LGA Budget Submision Autumn 2017
At a time of uncertainty, councils can support the nation, their local communities and the Government in its ambitions for us to take our place in the world. Following the launch of our Growing Places report,1 the Local Government Association’s (LGA) submission to the 2017 Autumn Budget sets out how, with the right funding and powers, councils can continue to lead their local areas whilst the Government gets on with negotiating the UK’s exit from the European Union (EU). To do this, the Budget must bring forward proposals that give councils the powers and fiscal incentives they need to build their local economies, applying the principle of subsidiarity to decision making. With this approach, central and local government can together help to improve residents’ lives, reduce demand for services and save money for the taxpayer.
English councils will have had to deal with £16 billion of reductions to Government grant funding by the end of this decade. 168 councils will not receive any revenue
support grant from April 2019 and will have to contribute funding to the Government instead, fundamentally changing the relationship between local and national government. 97 per cent of councils have signed up to the four-year deal; however, economic and political circumstances have changed with the Local Government Finance Bill no longer going through Parliament and inflation higher than forecast.
In this submission we detail the unfunded cost pressures facing local government and why, with many local services facing significant funding gaps, it is vital that the Budget recognises that councils cannot continue without sufficient and sustainable resources.
Services such as children’s services, adult social care and homelessness are at a tipping point. Children’s social care in particular is becoming the biggest area of financial challenge for social care authorities. Councils are also facing additional costs such as the pay pressures related to the introduction of the National Living Wage, paying for sleeping carers and the unexpected, but essential, costs for replacing cladding systems following the Grenfell Tower tragedy.
Ensuring fair funding for local government, taking forward the further devolution of business rates and removing the significant central controls on council tax will also be important if councils are to be able to be support their residents, local businesses and the Government’s ambitions for our country. Our submission makes positive recommendations on a range of policy areas with the intention of empowering all parts of local government – combined authorities, counties, districts, London boroughs, metropolitan and unitary authorities – to deliver economic growth and high quality public services. This includes much needed reforms to ensure the distribution of funding to councils is fair and transparent.
Dealing with the housing crisis is an urgent priority for both national and local government. The country needs to build many more homes to keep up with demand. New homes must be in the right locations, genuinely affordable for local residents, of a good quality and of the right type. They must be supported by adequate infrastructure and services and delivered quickly.
The Budget is an ideal opportunity for the Government to announce key policies, such as providing a sustainable long term financial framework for councils to invest in new homes that will help us meet the needs of the nation. Alongside fiscal devolution and the devolution of powers to local areas, there is also a clear need to reform public services. Councillors and councils are leaders of their places and know their areas and their residents’ needs. As the most trusted part of the public sector, local government at its best provides strong leadership that ensures the country has safe and thriving communities.

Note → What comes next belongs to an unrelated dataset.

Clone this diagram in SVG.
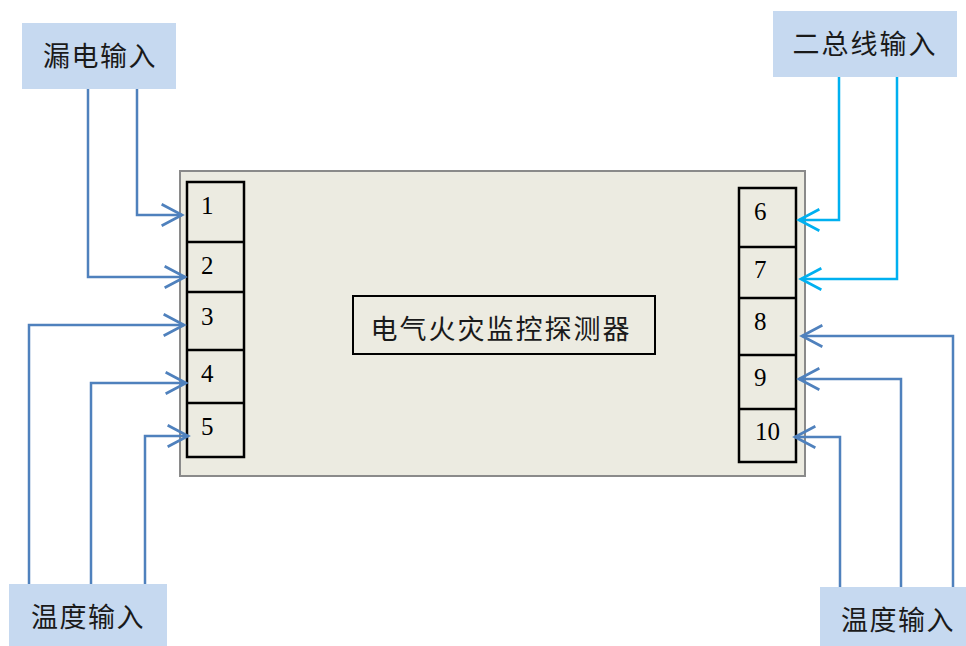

A national, one-size-fits-all economic policy needs to be replaced by more local decisionmaking which will empower communities to make their economies resilient and growth inclusive. This is why further devolution remains vital in empowering councils to join up public service investment locally whilst continuing to provide dynamic leadership to their local areas. To help achieve the country’s aspirations to build the economy of the future, it is essential that the £8.4 billion of EU funding to local areas is replaced as part of a locally-led successor to EU regional aid. This money is vital to create jobs, support small and medium enterprises, deliver skills and boost local growth in all types of areas across the country. It is crucial that through Government policies such as the Industrial Strategy we continue to invest in all areas to ensure the nation thrives.
Taken together, our proposals provide a road map to empower councils to get on with delivering the growth, services and support that residents tell us they want, whilst also supporting central government, businesses and charities in tackling the long term structural problems that now need immediate attention. Whether it is building new homes, attracting inward investment, providing the skills our residents require or protecting the vulnerable, local government is best placed to
provide leadership and positive action in our communities across the country. Local government has a proven track record of delivering solutions. Given new funding and fiscal freedoms, we can continue to improve the quality of life of the nation. Without this new money and freedoms councils will struggle to continue to support economic growth and provide the public services residents value. A lack of funding for councils will have serious consequences in our communities.
But with the right funding and powers, local government can play a vital role in supporting central government to deliver its ambitions for everyone in our country.